When they are ignorant, he teaches them. When they are demon-possessed, he
delivers them. This, Jesus shows, is what God is doing in the world. And when
things get in the way of that, including religious rules, he ditches them. The
only thing that matters is the love of God setting people free to love and be
whole. But the so-called authorities, the people with power, are so invested in
an oppressive system that tries to control and subjugate people that they can’t
even recognize God anymore. They commit the only unforgivable sin, which is to
witness the Holy Spirit at work and call it evil. It’s not that God won’t
forgive them: they’ve placed themselves beyond the reach of divine grace,
because when God comes to them with forgiveness or anything else, they
completely miss him by mistaking God for Satan. It doesn’t get any worse than
that. It doesn’t get worse than believing that God’s love, mercy, and
compassion are demonic and evil.
We don’t ever
want to go there. We are the Body of Christ, and we are still in the business
of setting people free. And so we want to further the liberating work of Christ
and not obstruct it. We want to be like the crowds who welcome Jesus and not
like the people in power who reject him. And that demands that we keep asking
the question, “How is Jesus working to set people free?” On one level, that’s a
personal question: “What is oppressing me in my life?” That could be an
addiction, depression, an abusive relationship, a bad job, hurtful habits,
destructive patterns of thought, or any
number of things. We’ll find Jesus in the energy and drive that is working for
freedom and healing in our individual lives. But it is also a social question:
“What is oppressing people in our world?” Poverty, racism, bigotry, lack of
access to health care, and other factors all contribute to binding people.

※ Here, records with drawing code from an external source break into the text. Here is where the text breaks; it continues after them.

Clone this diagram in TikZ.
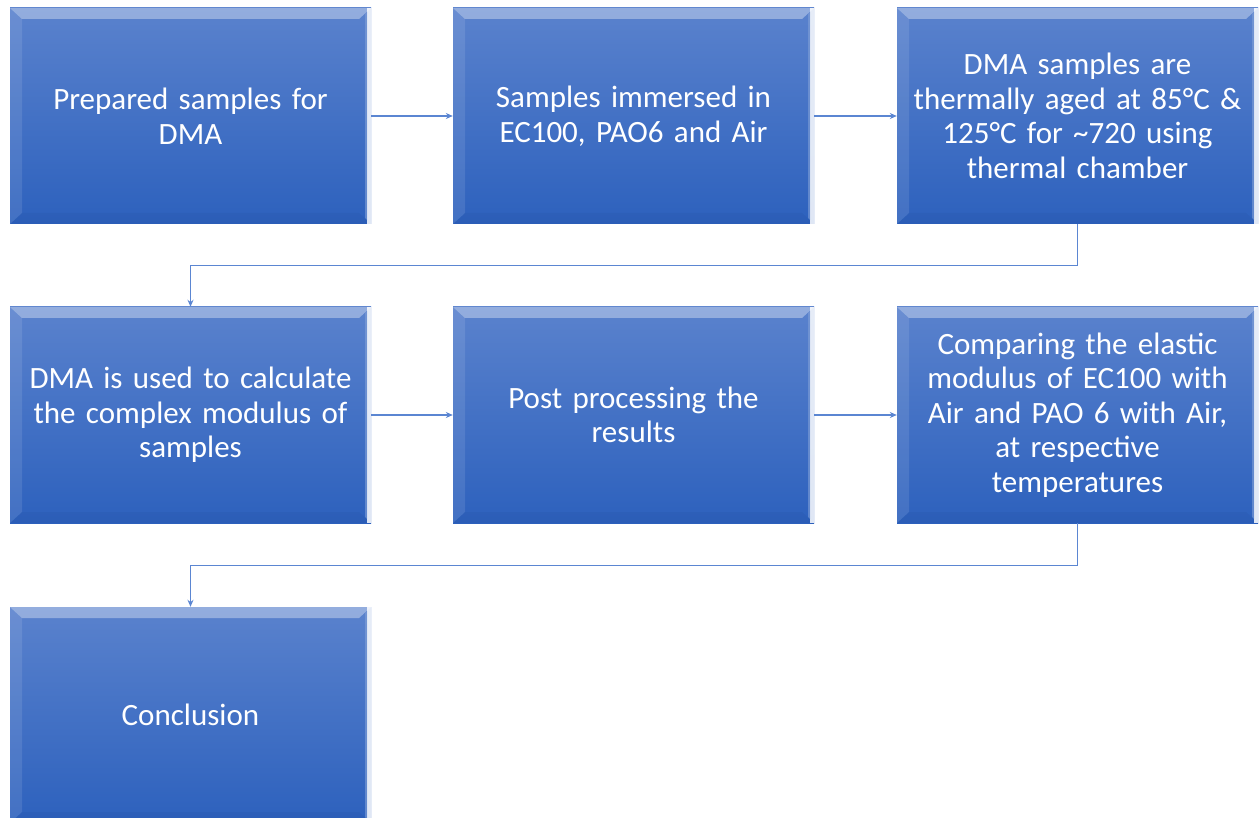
\documentclass[tikz,border=0pt]{standalone}
\usepackage{fontspec}
\setmainfont{Carlito}
\usetikzlibrary{arrows.meta,calc}
\definecolor{boxtop}{HTML}{5A82CD}
\definecolor{boxbot}{HTML}{2D61BD}
\definecolor{conn}{HTML}{5B86D2}
\tikzset{
  flowbox/.style={rectangle, minimum width=361pt, minimum height=216pt, inner sep=0pt,
    text width=350pt, align=center, text=white, font=\fontsize{31}{34.5}\selectfont,
    top color=boxtop, bottom color=boxbot,
    path picture={
      \coordinate (nw) at (path picture bounding box.north west);
      \coordinate (ne) at (path picture bounding box.north east);
      \coordinate (sw) at (path picture bounding box.south west);
      \coordinate (se) at (path picture bounding box.south east);
      \fill[white,opacity=0.35] (nw) -- (ne) -- ([shift={(-12pt,-11pt)}]ne) -- ([shift={(12pt,-11pt)}]nw) -- cycle;
      \fill[white,opacity=0.10] (nw) -- ([shift={(12pt,-11pt)}]nw) -- ([shift={(12pt,11pt)}]sw) -- (sw) -- cycle;
      \fill[black,opacity=0.03] (sw) -- ([shift={(12pt,11pt)}]sw) -- ([shift={(-12pt,11pt)}]se) -- (se) -- cycle;
      \fill[white,opacity=0.85] ([xshift=-4pt]ne) -- (ne) -- (se) -- ([xshift=-4pt]se) -- cycle;
      \fill[boxbot!60!white,opacity=0.6] ([xshift=-6pt,yshift=-6pt]ne) -- ([xshift=-4pt,yshift=-4pt]ne) -- ([xshift=-4pt,yshift=4pt]se) -- ([xshift=-6pt,yshift=6pt]se) -- cycle;
    }},
  conn/.style={draw=conn, line width=1.2pt, -{Stealth[length=7pt,width=6pt]}}
}
\begin{document}
\begin{tikzpicture}
\useasboundingbox (0pt,0pt) rectangle (1259pt,-818pt);
\node[flowbox] (n1) at (190.5pt,-116pt) {Prepared samples for\\DMA};
\node[flowbox] (n2) at (633.5pt,-116pt) {Samples immersed in\\EC100, PAO6 and Air};
\node[flowbox] (n3) at (1077.5pt,-116pt) {DMA samples are\\thermally aged at 85°C \&\\125°C for \textasciitilde720 using\\thermal chamber};
\node[flowbox] (n4) at (190.5pt,-415pt) {DMA is used to calculate\\the complex modulus of\\samples};
\node[flowbox] (n5) at (633.5pt,-415pt) {Post processing the\\results};
\node[flowbox] (n6) at (1077.5pt,-415pt) {Comparing the elastic\\modulus of EC100 with\\Air and PAO 6 with Air,\\at respective\\temperatures};
\node[flowbox] (n7) at (190.5pt,-715pt) {Conclusion};
\draw[conn] (n1) -- (n2);
\draw[conn] (n2) -- (n3);
\draw[conn] (n4) -- (n5);
\draw[conn] (n5) -- (n6);
\draw[conn] (n3.south) |- ([yshift=41pt]n4.north) -- (n4.north);
\draw[conn] (n6.south) |- ([yshift=41pt]n7.north) -- (n7.north);
\end{tikzpicture}
\end{document}
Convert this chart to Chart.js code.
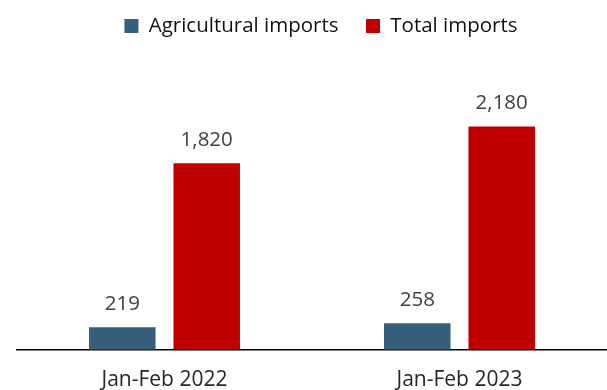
<!DOCTYPE html>
<html><head><meta charset="utf-8">
<script src="https://cdn.jsdelivr.net/npm/chart.js@4/dist/chart.umd.min.js"></script>
<style>html,body{margin:0;padding:0;background:#fff;overflow:hidden}#wrap{width:607px;height:390px}</style>
</head><body><div id="wrap"><canvas id="c" width="607" height="390"></canvas></div>
<script>
const categories = ["Jan-Feb 2022", "Jan-Feb 2023"];
const agriculturalImports = [219, 258];
const totalImports = [1820, 2180];
const seriesNames = ["Agricultural imports", "Total imports"];
const FONT = "'Open Sans', Lato, sans-serif";

const valueLabels = {
  id: 'valueLabels',
  afterDatasetsDraw(chart) {
    const ctx = chart.ctx;
    ctx.save();
    ctx.font = "20.5px " + FONT;
    ctx.fillStyle = "#404040";
    ctx.textAlign = "center";
    ctx.textBaseline = "alphabetic";
    chart.data.datasets.forEach((ds, i) => {
      chart.getDatasetMeta(i).data.forEach((el, j) => {
        ctx.fillText(ds.data[j].toLocaleString('en-US'), el.x, el.y - 17);
      });
    });
    ctx.restore();
  }
};
const shiftLegend = {
  id: 'shiftLegend',
  afterLayout(chart) { chart.legend.left += 7; chart.legend.right += 7; }
};

new Chart(document.getElementById('c'), {
  type: 'bar',
  data: {
    labels: categories,
    datasets: [
      { label: seriesNames[0], data: agriculturalImports, backgroundColor: '#365F7B' },
      { label: seriesNames[1], data: totalImports, backgroundColor: '#C00000' }
    ]
  },
  options: {
    responsive: false,
    animation: false,
    devicePixelRatio: 1,
    categoryPercentage: 0.5724,
    barPercentage: 0.788,
    layout: { padding: { left: 17, right: -4, top: -11.75, bottom: -21 } },
    plugins: {
      legend: {
        position: 'top',
        labels: { boxWidth: 14, boxHeight: 14, padding: 27.5, color: '#111', font: { family: FONT, size: 20.5 } }
      },
      tooltip: { enabled: false }
    },
    scales: {
      x: {
        grid: { display: false, drawTicks: false },
        border: { display: true, color: '#000', width: 1.5 },
        ticks: { color: '#262626', padding: 18, font: { family: FONT, size: 21 } }
      },
      y: {
        display: false,
        min: 0,
        max: 2963
      }
    }
  },
  plugins: [valueLabels, shiftLegend]
});
</script></body></html>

Christians may certainly disagree on the best way to tackle those problems, but
we can agree that they are problems. There are forces at work in our world that
oppress people and keep them down. And Jesus is always, always going to work
against those forces and set people free.
We will, of
course, struggle at times to discern and embrace the liberating work of Christ.
Sometimes we may even resist it. But we never want to become like the religious
authorities in the Gospel today: we don’t want to become so hardened, so
calcified, that we don’t even recognize the oppression in our own lives and in
the world around us, and then can’t even see God at work to deliver people and
let them go. What we heard today is meant to keep as awake and aware. Jesus has
come to bind the strong man and unbind us. We never want to be satisfied with
the oppression of anyone, we never want to mistake being shackled in any way
for the will of God. We want to be with Jesus and for Jesus, rejoicing in and
cooperating with his liberating work until, as the Apostle Paul writes in
Romans, all creation obtains the freedom
of the glory of the children of God.